Semester

Summer

Date of Graduation

2005

Document Type

Dissertation

Degree Type

PhD

College

Eberly College of Arts and Sciences

Department

English

Committee Chair

Robert M. Markley.

Abstract

Fictions of the Gift: Generosity, Obligation and Economy in Eighteenth-Century English Literature examines the relationship between generosity, obligation, economy, and the gift in eighteenth-century English literature and culture. The central inquiry of the project investigates the paradoxical nature of the gift and ways in which the politics of a gift economy informed both practical and symbolic relations of domination in the period.
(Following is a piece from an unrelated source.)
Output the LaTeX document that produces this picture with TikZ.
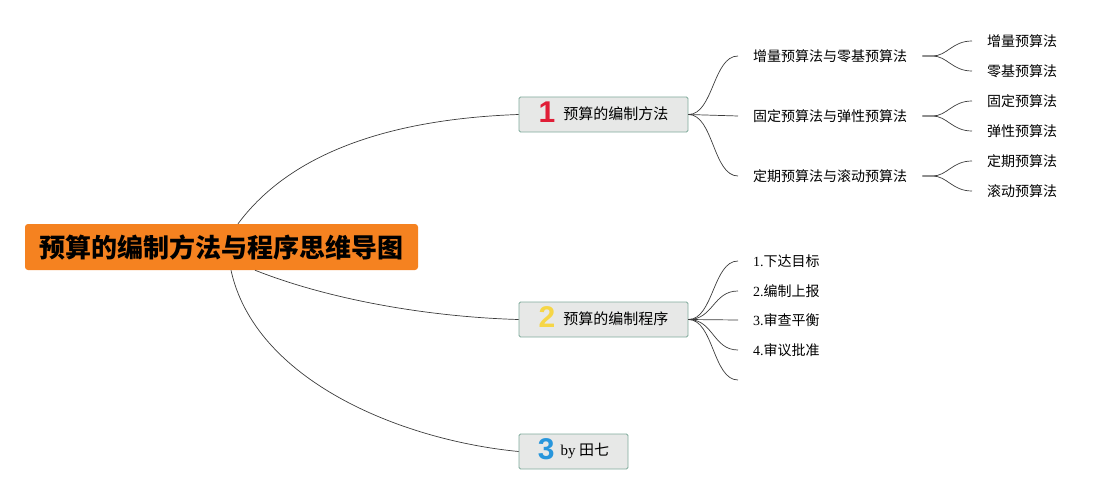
\documentclass[tikz,border=0pt]{standalone}
\usepackage{fontspec}
\setmainfont{Liberation Serif}
\newfontfamily\cjk{Noto Sans CJK SC}
\newfontfamily\numfont{Liberation Sans}
\definecolor{rootorange}{RGB}{245,130,32}
\definecolor{boxfill}{RGB}{231,232,231}
\definecolor{boxline}{RGB}{127,170,155}
\definecolor{linkgray}{RGB}{60,60,60}
\definecolor{numred}{RGB}{224,30,55}
\definecolor{numyellow}{RGB}{246,214,70}
\definecolor{numblue}{RGB}{40,150,220}
\newcommand{\bignum}[2]{\raisebox{-3.5pt}{\smash{\numfont\bfseries\fontsize{30}{30}\selectfont\color{#1}#2}}}
\begin{document}
\begin{tikzpicture}[x=1pt,y=-1pt,
  rootbox/.style={fill=rootorange,rounded corners=3pt,minimum width=393pt,minimum height=46pt,inner sep=0pt,
    font=\cjk\bfseries\fontsize{26}{30}\selectfont,text=black},
  mainbox/.style={fill=boxfill,draw=boxline,line width=0.9pt,rounded corners=1.5pt,minimum height=35pt,inner sep=0pt,
    font=\cjk\fontsize{15}{18}\selectfont},
  leaf/.style={anchor=west,inner sep=0pt,font=\cjk\fontsize{14}{16}\selectfont},
  link/.style={draw=linkgray,line width=0.7pt},
]
\useasboundingbox (0,0) rectangle (1117,495);

\node[rootbox] (root) at (221.5,247) {预算的编制方法与程序思维导图};

\node[mainbox,minimum width=169pt] (b1) at (603.5,114.5) {\bignum{numred}{1}\hspace{8pt}预算的编制方法};
\node[mainbox,minimum width=169pt] (b2) at (603.5,319.5) {\bignum{numyellow}{2}\hspace{8pt}预算的编制程序};
\node[mainbox,minimum width=109pt] (b3) at (573.5,451.5) {\bignum{numblue}{3}\hspace{6pt}{\rmfamily by} 田七};

% root links
\draw[link] ([xshift=16.5pt]root.north) .. controls (300,140) and (420,118) .. (b1.west);
\draw[link] ([xshift=33.5pt]root.south) .. controls (330,300) and (430,317) .. (b2.west);
\draw[link] ([xshift=9.5pt]root.south) .. controls (255,380) and (400,440) .. (b3.west);

% branch 1 children
\node[leaf] (c11) at (753,56) {增量预算法与零基预算法};
\node[leaf] (c12) at (753,116) {固定预算法与弹性预算法};
\node[leaf] (c13) at (753,176) {定期预算法与滚动预算法};
\foreach \c in {c11,c12,c13}{
  \draw[link] (b1.east) .. controls +(25,0) and ([xshift=-40pt]\c.west) .. ([xshift=-15pt]\c.west);
}

% leaves
\node[leaf] (l1) at (987,41) {增量预算法};
\node[leaf] (l2) at (987,71) {零基预算法};
\node[leaf] (l3) at (987,101) {固定预算法};
\node[leaf] (l4) at (987,131) {弹性预算法};
\node[leaf] (l5) at (987,161) {定期预算法};
\node[leaf] (l6) at (987,191) {滚动预算法};
\foreach \p/\c in {c11/l1,c11/l2,c12/l3,c12/l4,c13/l5,c13/l6}{
  \draw[link] ([xshift=15pt]\p.east) -- ([xshift=25pt]\p.east) .. controls ([xshift=40pt]\p.east) and ([xshift=-35pt]\c.west) .. ([xshift=-15pt]\c.west);
}

% branch 2 children
\node[leaf] (c21) at (753,261) {{\rmfamily 1.}下达目标};
\node[leaf] (c22) at (753,291) {{\rmfamily 2.}编制上报};
\node[leaf] (c23) at (753,320) {{\rmfamily 3.}审查平衡};
\node[leaf] (c24) at (753,350) {{\rmfamily 4.}审议批准};
\coordinate (c25) at (753,380);
\foreach \c in {c21,c22,c23,c24,c25}{
  \draw[link] (b2.east) .. controls +(25,0) and ([xshift=-40pt]\c.west) .. ([xshift=-15pt]\c.west);
}
\end{tikzpicture}
\end{document}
Given the widespread nature of the language of the gift in the period, I concentrate on cultural texts and eighteenth-century novels to demonstrate the work of the gift within a number of eighteenth-century institutions, such as international trade, diplomacy, property, marriage, and the family. By analyzing representations of gift economies in social and literary texts, such as Lord George Macartney's China journal, Daniel Defoe's Roxana, Henry Fielding's Tom Jones, and Frances Burney's Cecilia, I demonstrate how the fiction of the disinterested gift underwrites a number of the period's social and economic concerns. Drawing on the work of Marcel Mauss, George Bataille, Pierre Bourdieu, Jacques Derrida, and Marshal Sahlins, I locate a specific ideology of the gift during the eighteenth century. The gift serves an ideological purpose specific to the eighteenth century and emerges as a way to ameliorate the conflicts that arose as the patronage system waned and capitalism and individualism became more prominent and seemingly threatened socioeconomic hierarchies. In this respect, the gift becomes a way to maintain relations of domination in a period in which forms of domination were being challenged and changed. Although eighteenth-century texts do not represent a gift economy as the primary system of exchange or acquisition of wealth, the language of the gift nevertheless is adopted simultaneously to disguise and to describe the harsh realities of profit, obligation, and domination by depicting a symbolic exchange of loss. The gift enacts the affective bonds of the patronage system-of equal and mutual favor and return-but paradoxically functions to mask the amorality of self-interest and manipulation. The narrative of the gift in the eighteenth century substitutes for the explicit relations of competitive capitalist exchange an implicit and seemingly disinterested ethos of mutual benefit.